Source material:
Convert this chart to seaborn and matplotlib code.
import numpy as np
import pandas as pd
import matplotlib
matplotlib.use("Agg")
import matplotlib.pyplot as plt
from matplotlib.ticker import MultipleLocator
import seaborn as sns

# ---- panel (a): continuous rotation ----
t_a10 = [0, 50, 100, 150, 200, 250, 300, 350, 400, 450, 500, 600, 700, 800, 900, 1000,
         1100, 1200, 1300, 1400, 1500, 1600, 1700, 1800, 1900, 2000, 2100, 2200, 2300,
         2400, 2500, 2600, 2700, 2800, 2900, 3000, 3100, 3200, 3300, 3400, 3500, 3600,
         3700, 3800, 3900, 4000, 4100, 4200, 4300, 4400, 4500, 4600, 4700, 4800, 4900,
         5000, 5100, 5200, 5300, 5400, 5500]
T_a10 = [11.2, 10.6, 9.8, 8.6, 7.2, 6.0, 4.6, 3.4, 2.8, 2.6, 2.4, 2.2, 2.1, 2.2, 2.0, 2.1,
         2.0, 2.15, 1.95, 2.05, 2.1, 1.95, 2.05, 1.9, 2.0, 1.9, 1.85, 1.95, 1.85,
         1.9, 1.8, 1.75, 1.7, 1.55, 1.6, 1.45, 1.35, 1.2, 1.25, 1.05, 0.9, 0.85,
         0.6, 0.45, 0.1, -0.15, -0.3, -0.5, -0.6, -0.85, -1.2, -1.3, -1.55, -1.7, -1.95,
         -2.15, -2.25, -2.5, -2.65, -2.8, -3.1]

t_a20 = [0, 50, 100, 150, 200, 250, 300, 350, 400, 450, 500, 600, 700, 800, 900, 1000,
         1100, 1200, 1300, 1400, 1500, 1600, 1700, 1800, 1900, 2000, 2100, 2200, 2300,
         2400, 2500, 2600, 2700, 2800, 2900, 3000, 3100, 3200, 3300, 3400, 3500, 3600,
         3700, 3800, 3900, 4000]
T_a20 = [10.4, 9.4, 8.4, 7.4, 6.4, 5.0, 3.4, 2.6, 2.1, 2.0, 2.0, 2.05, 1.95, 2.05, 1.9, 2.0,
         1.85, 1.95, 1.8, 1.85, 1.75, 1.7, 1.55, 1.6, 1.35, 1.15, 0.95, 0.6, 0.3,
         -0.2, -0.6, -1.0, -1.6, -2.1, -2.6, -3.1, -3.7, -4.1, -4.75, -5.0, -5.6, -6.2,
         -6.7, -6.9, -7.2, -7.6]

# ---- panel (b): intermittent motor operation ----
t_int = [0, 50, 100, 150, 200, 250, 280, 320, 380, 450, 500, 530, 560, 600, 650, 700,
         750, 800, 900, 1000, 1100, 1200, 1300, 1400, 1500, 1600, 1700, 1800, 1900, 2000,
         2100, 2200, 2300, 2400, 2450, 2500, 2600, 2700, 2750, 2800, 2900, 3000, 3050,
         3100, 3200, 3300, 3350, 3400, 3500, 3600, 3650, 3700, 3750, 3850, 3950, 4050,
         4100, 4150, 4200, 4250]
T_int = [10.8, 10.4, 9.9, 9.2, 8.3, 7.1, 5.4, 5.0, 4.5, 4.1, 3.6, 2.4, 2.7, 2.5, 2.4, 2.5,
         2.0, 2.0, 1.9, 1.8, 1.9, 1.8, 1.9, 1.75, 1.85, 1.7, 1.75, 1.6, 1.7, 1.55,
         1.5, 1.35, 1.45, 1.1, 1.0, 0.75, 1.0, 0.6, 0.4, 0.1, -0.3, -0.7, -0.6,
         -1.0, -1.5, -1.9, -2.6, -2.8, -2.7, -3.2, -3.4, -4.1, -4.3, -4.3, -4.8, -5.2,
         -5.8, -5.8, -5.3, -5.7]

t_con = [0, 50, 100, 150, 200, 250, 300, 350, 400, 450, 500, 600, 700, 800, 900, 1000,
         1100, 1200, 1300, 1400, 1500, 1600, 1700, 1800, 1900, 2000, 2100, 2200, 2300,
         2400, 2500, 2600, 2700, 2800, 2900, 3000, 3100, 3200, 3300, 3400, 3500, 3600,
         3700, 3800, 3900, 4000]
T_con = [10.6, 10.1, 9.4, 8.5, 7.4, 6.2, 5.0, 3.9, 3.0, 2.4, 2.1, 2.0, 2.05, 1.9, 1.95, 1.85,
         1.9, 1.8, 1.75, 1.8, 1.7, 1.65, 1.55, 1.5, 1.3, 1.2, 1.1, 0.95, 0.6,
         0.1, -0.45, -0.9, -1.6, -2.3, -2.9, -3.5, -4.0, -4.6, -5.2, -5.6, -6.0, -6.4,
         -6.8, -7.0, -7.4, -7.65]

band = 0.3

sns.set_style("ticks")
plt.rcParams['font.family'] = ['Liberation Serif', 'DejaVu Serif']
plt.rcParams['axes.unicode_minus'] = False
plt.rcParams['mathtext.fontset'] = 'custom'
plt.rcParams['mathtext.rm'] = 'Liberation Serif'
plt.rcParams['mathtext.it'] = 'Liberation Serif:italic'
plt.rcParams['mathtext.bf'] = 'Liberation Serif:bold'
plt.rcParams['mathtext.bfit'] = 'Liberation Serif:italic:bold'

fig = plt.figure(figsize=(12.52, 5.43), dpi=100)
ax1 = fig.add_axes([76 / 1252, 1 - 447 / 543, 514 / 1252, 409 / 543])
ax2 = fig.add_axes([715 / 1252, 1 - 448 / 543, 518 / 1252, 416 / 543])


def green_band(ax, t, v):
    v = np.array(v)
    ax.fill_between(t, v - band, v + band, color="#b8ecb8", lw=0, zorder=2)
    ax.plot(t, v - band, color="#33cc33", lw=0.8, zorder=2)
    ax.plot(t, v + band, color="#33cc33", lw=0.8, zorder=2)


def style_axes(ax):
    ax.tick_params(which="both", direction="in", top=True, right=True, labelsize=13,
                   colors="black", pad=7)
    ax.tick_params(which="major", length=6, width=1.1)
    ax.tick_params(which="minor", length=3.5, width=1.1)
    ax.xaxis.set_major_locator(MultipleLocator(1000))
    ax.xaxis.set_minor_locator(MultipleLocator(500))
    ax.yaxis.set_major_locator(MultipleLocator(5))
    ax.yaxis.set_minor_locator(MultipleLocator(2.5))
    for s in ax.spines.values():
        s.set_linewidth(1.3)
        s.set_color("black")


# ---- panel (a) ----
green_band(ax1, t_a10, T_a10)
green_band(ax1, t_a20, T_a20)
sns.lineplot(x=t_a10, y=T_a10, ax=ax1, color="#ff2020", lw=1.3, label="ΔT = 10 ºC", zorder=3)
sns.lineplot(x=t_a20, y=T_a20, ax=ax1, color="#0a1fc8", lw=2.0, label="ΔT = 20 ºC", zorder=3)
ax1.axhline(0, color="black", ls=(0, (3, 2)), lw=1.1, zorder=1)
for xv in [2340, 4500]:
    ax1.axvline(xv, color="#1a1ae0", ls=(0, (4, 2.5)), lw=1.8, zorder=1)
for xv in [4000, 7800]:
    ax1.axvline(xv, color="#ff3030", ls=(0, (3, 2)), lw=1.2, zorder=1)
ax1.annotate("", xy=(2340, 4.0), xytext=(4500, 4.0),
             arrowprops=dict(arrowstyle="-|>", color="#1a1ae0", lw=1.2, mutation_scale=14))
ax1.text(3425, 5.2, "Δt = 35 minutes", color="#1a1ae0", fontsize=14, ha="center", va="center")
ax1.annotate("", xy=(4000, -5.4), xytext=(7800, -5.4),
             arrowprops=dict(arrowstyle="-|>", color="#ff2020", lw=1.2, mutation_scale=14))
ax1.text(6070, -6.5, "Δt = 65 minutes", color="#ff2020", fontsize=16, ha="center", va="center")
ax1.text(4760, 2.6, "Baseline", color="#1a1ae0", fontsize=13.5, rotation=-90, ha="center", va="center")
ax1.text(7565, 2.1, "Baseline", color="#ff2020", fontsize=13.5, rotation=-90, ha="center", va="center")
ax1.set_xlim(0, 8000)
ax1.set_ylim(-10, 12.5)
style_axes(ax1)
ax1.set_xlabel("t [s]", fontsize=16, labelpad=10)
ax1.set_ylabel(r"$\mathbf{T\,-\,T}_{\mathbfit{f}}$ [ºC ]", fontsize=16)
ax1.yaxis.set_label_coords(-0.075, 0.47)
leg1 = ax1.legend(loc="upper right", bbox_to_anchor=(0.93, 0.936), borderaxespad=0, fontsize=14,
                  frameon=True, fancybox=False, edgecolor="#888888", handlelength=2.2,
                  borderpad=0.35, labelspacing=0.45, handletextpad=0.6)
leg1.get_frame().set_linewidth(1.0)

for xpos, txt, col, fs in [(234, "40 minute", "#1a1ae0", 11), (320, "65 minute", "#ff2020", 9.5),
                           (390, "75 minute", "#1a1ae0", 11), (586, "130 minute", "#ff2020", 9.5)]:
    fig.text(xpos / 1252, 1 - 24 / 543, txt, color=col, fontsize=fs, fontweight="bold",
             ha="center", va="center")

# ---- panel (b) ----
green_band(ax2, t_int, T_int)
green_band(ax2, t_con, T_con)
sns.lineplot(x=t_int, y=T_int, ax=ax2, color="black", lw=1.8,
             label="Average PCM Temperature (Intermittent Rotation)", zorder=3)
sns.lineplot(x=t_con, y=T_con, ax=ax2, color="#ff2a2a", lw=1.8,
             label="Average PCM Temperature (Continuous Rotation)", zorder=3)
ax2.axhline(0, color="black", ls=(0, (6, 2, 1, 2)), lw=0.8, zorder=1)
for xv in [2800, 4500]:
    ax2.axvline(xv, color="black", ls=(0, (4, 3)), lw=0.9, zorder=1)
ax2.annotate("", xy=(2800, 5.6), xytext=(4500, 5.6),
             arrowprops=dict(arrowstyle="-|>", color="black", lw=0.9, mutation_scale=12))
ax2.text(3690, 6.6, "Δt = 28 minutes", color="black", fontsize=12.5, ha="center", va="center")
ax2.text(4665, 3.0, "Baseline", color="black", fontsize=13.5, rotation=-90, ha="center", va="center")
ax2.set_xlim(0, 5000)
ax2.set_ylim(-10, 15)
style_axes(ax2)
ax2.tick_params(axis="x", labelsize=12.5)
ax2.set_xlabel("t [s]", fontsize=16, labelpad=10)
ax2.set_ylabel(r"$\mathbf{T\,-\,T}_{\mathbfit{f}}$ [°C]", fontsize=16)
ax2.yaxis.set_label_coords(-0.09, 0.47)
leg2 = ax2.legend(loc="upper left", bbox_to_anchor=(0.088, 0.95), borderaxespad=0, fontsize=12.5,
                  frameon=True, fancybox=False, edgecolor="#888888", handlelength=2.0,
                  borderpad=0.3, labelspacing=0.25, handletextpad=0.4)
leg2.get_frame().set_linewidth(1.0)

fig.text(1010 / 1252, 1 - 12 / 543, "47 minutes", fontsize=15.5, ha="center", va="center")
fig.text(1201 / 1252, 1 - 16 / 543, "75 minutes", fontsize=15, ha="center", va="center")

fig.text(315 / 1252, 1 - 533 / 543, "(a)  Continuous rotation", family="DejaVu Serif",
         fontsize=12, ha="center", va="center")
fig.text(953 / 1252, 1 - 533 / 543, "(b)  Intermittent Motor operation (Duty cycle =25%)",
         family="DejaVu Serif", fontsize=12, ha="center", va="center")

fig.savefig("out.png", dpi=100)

To do: Write out exactly, please, the lines beginning at the start of the material and ending with the line that holds "-6.7, -6.9, -7.2, -7.6]", both included.

Answer:
Convert this chart to seaborn and matplotlib code.
import numpy as np
import pandas as pd
import matplotlib
matplotlib.use("Agg")
import matplotlib.pyplot as plt
from matplotlib.ticker import MultipleLocator
import seaborn as sns

# ---- panel (a): continuous rotation ----
t_a10 = [0, 50, 100, 150, 200, 250, 300, 350, 400, 450, 500, 600, 700, 800, 900, 1000,
         1100, 1200, 1300, 1400, 1500, 1600, 1700, 1800, 1900, 2000, 2100, 2200, 2300,
         2400, 2500, 2600, 2700, 2800, 2900, 3000, 3100, 3200, 3300, 3400, 3500, 3600,
         3700, 3800, 3900, 4000, 4100, 4200, 4300, 4400, 4500, 4600, 4700, 4800, 4900,
         5000, 5100, 5200, 5300, 5400, 5500]
T_a10 = [11.2, 10.6, 9.8, 8.6, 7.2, 6.0, 4.6, 3.4, 2.8, 2.6, 2.4, 2.2, 2.1, 2.2, 2.0, 2.1,
         2.0, 2.15, 1.95, 2.05, 2.1, 1.95, 2.05, 1.9, 2.0, 1.9, 1.85, 1.95, 1.85,
         1.9, 1.8, 1.75, 1.7, 1.55, 1.6, 1.45, 1.35, 1.2, 1.25, 1.05, 0.9, 0.85,
         0.6, 0.45, 0.1, -0.15, -0.3, -0.5, -0.6, -0.85, -1.2, -1.3, -1.55, -1.7, -1.95,
         -2.15, -2.25, -2.5, -2.65, -2.8, -3.1]

t_a20 = [0, 50, 100, 150, 200, 250, 300, 350, 400, 450, 500, 600, 700, 800, 900, 1000,
         1100, 1200, 1300, 1400, 1500, 1600, 1700, 1800, 1900, 2000, 2100, 2200, 2300,
         2400, 2500, 2600, 2700, 2800, 2900, 3000, 3100, 3200, 3300, 3400, 3500, 3600,
         3700, 3800, 3900, 4000]
T_a20 = [10.4, 9.4, 8.4, 7.4, 6.4, 5.0, 3.4, 2.6, 2.1, 2.0, 2.0, 2.05, 1.95, 2.05, 1.9, 2.0,
         1.85, 1.95, 1.8, 1.85, 1.75, 1.7, 1.55, 1.6, 1.35, 1.15, 0.95, 0.6, 0.3,
         -0.2, -0.6, -1.0, -1.6, -2.1, -2.6, -3.1, -3.7, -4.1, -4.75, -5.0, -5.6, -6.2,
         -6.7, -6.9, -7.2, -7.6]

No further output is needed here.